Stated goal — Omit pictures and quote the listing below line by line, from its start through the line that holds "epochs = list(range(1, 81))".
== Given information ==
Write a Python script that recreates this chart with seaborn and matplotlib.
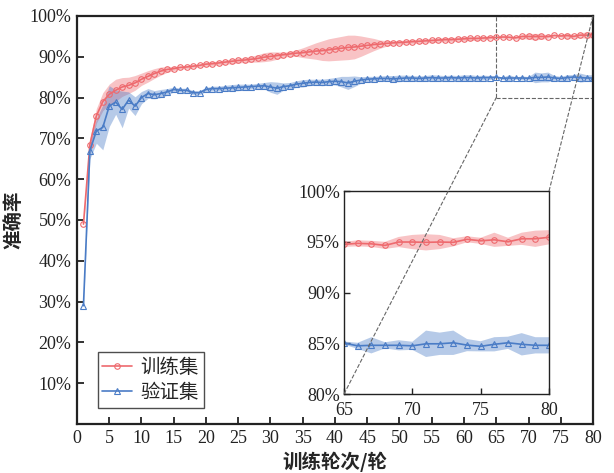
import numpy as np
import pandas as pd
import seaborn as sns
import matplotlib
matplotlib.use("Agg")
import matplotlib.pyplot as plt
from matplotlib.ticker import FuncFormatter, MultipleLocator
from mpl_toolkits.axes_grid1.inset_locator import mark_inset

# ---- data: accuracy (%) per training epoch, mean and spread ----
epochs = list(range(1, 81))

train_acc = [
    49.0, 68.5, 75.5, 79.0, 80.8, 81.8, 82.6, 83.0, 83.6, 84.5,
    85.2, 85.9, 86.5, 86.9, 87.1, 87.4, 87.5, 87.7, 87.9, 88.2,
    88.3, 88.5, 88.7, 88.9, 89.1, 89.2, 89.4, 89.6, 89.9, 90.1,
    90.3, 90.5, 90.7, 90.9, 91.0, 91.2, 91.4, 91.5, 91.7, 91.9,
    92.1, 92.3, 92.4, 92.6, 92.8, 93.0, 93.1, 93.3, 93.4, 93.5,
    93.6, 93.7, 93.8, 93.9, 94.0, 94.1, 94.2, 94.2, 94.3, 94.4,
    94.5, 94.5, 94.6, 94.7, 94.75, 94.85, 94.8, 94.65, 94.98, 94.98,
    94.95, 94.98, 94.95, 95.25, 95.1, 95.2, 95.0, 95.3, 95.3, 95.45,
]
train_std = [
    0.5, 1.5, 1.8, 2.2, 2.5, 2.7, 2.3, 2.0, 1.8, 1.5,
    1.4, 1.2, 1.0, 0.7, 0.5, 0.4, 0.4, 0.4, 0.4, 0.5,
    0.5, 0.5, 0.5, 0.6, 0.6, 0.6, 0.7, 0.9, 1.1, 1.1,
    0.9, 0.6, 0.6, 0.8, 1.2, 1.6, 2.0, 2.4, 2.7, 2.8,
    2.9, 3.0, 2.9, 2.5, 2.0, 1.5, 1.0, 0.7, 0.5, 0.5,
    0.5, 0.5, 0.5, 0.5, 0.5, 0.5, 0.5, 0.5, 0.5, 0.5,
    0.5, 0.5, 0.4, 0.4, 0.25, 0.3, 0.3, 0.35, 0.5, 0.7,
    0.8, 0.7, 0.4, 0.3, 0.3, 0.7, 0.4, 0.6, 0.8, 0.7,
]
val_acc = [
    29.0, 67.0, 71.8, 72.7, 77.9, 78.9, 77.1, 79.4, 77.9, 80.0,
    81.0, 80.7, 81.0, 81.4, 82.0, 81.8, 81.8, 81.2, 81.2, 82.0,
    82.2, 82.2, 82.3, 82.4, 82.5, 82.6, 82.7, 82.8, 82.9, 82.6,
    82.3, 82.7, 82.9, 83.3, 83.5, 83.7, 83.8, 83.7, 83.9, 84.0,
    83.9, 83.6, 84.0, 84.3, 84.5, 84.6, 84.7, 84.7, 84.6, 84.7,
    84.8, 84.8, 84.7, 84.8, 84.9, 84.8, 84.8, 84.9, 84.8, 84.9,
    84.9, 84.8, 84.9, 84.9, 85.02, 84.75, 84.8, 84.8, 84.8, 84.75,
    84.95, 84.95, 85.05, 84.82, 84.7, 84.9, 85.05, 84.9, 84.8, 84.8,
]
val_std = [
    0.5, 2.0, 3.0, 5.5, 5.0, 3.0, 4.5, 2.0, 2.3, 1.5,
    1.2, 1.0, 1.0, 0.8, 0.6, 0.5, 0.5, 0.5, 0.5, 0.5,
    0.6, 0.6, 0.7, 0.8, 0.8, 0.7, 0.6, 0.7, 0.8, 1.3,
    1.5, 0.9, 0.8, 0.8, 0.9, 0.8, 0.7, 0.8, 0.8, 0.9,
    1.3, 1.6, 1.3, 0.8, 0.7, 0.6, 0.6, 0.7, 0.8, 0.8,
    0.7, 0.6, 0.6, 0.6, 0.7, 0.7, 0.6, 0.6, 0.6, 0.7,
    0.7, 0.6, 0.6, 0.5, 0.15, 0.3, 0.8, 0.3, 0.5, 0.4,
    1.3, 1.1, 1.2, 0.6, 0.5, 0.7, 0.6, 1.1, 0.8, 0.8,
]

series_names = ["训练集", "验证集"]
x_label = "训练轮次/轮"
y_label = "准确率"

# ---- style ----
sns.set_theme(style="ticks")
plt.rcParams["font.family"] = ["Liberation Serif", "Noto Sans CJK SC"]
plt.rcParams["axes.unicode_minus"] = False
plt.rcParams["xtick.direction"] = "in"
plt.rcParams["ytick.direction"] = "in"

RED = "#EE6A6E"
BLUE = "#4A7CC6"
cjk = ["Noto Sans CJK SC", "DejaVu Sans"]

df = pd.DataFrame({
    "epoch": epochs * 2,
    "acc": train_acc + val_acc,
    "std": train_std + val_std,
    "split": [series_names[0]] * 80 + [series_names[1]] * 80,
})

styles = {
    series_names[0]: dict(color=RED, marker="o"),
    series_names[1]: dict(color=BLUE, marker="^"),
}

fig = plt.figure(figsize=(6.14, 4.73), dpi=100)
ax = fig.add_axes([0.1254, 0.1036, 0.8404, 0.8626])


def draw(target, ms):
    for name in series_names:
        sub = df[df["split"] == name]
        st = styles[name]
        target.fill_between(sub["epoch"], sub["acc"] - sub["std"], sub["acc"] + sub["std"],
                            color=st["color"], alpha=0.4, linewidth=0)
        sns.lineplot(data=sub, x="epoch", y="acc", ax=target, color=st["color"],
                     marker=st["marker"], markersize=ms, markerfacecolor="none",
                     markeredgecolor=st["color"], markeredgewidth=0.8,
                     linewidth=1.2, label=name, legend=False)


draw(ax, 4.0)

pct = FuncFormatter(lambda v, _: f"{v:.0f}%")
ax.set_xlim(0, 80)
ax.set_ylim(0, 100)
ax.xaxis.set_major_locator(MultipleLocator(5))
ax.set_yticks(np.arange(10, 101, 10))
ax.yaxis.set_major_formatter(pct)
ax.tick_params(axis="both", labelsize=13, length=5, width=1.3, colors="#222222",
               labelcolor="#222222", pad=4)
for s in ax.spines.values():
    s.set_linewidth(1.6)
    s.set_color("#222222")
ax.set_xlabel(x_label, fontsize=14, family=cjk, weight="bold", labelpad=4)
ax.set_ylabel(y_label, fontsize=14, family=cjk, weight="bold", labelpad=4)

handles, labels = ax.get_legend_handles_labels()
leg = ax.legend(handles, labels, loc="lower left", bbox_to_anchor=(0.04, 0.04),
                borderaxespad=0, fancybox=False, frameon=True, handlelength=1.5,
                prop={"family": cjk, "size": 14}, labelspacing=0.2,
                borderpad=0.25, handletextpad=0.45)
leg.get_frame().set_edgecolor("#222222")
leg.get_frame().set_linewidth(1.0)

# ---- zoomed inset for the last 15 epochs ----
axins = fig.add_axes([0.5603, 0.167, 0.3339, 0.429])
axins.set_facecolor("none")
draw(axins, 4.0)
axins.set_xlim(65, 80)
axins.set_ylim(80, 100)
axins.set_xticks([65, 70, 75, 80])
axins.set_yticks([80, 85, 90, 95, 100])
axins.yaxis.set_major_formatter(pct)
axins.set_xlabel("")
axins.set_ylabel("")
axins.tick_params(axis="both", labelsize=13, length=4, width=1.0, colors="#222222",
                  labelcolor="#222222")
axins.tick_params(axis="x", pad=6)
axins.tick_params(axis="y", pad=3)
for s in axins.spines.values():
    s.set_linewidth(1.0)
    s.set_color("#222222")

rect, c1, c2 = mark_inset(ax, axins, loc1=3, loc2=1, fc="none", ec="#666666",
                          linestyle="--", linewidth=0.8)
for c in (c1, c2):
    c.set_zorder(10)
    c.set_clip_on(False)

fig.savefig("out.png", dpi=100)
===
Result of the task —
Write a Python script that recreates this chart with seaborn and matplotlib.
import numpy as np
import pandas as pd
import seaborn as sns
import matplotlib
matplotlib.use("Agg")
import matplotlib.pyplot as plt
from matplotlib.ticker import FuncFormatter, MultipleLocator
from mpl_toolkits.axes_grid1.inset_locator import mark_inset

# ---- data: accuracy (%) per training epoch, mean and spread ----
epochs = list(range(1, 81))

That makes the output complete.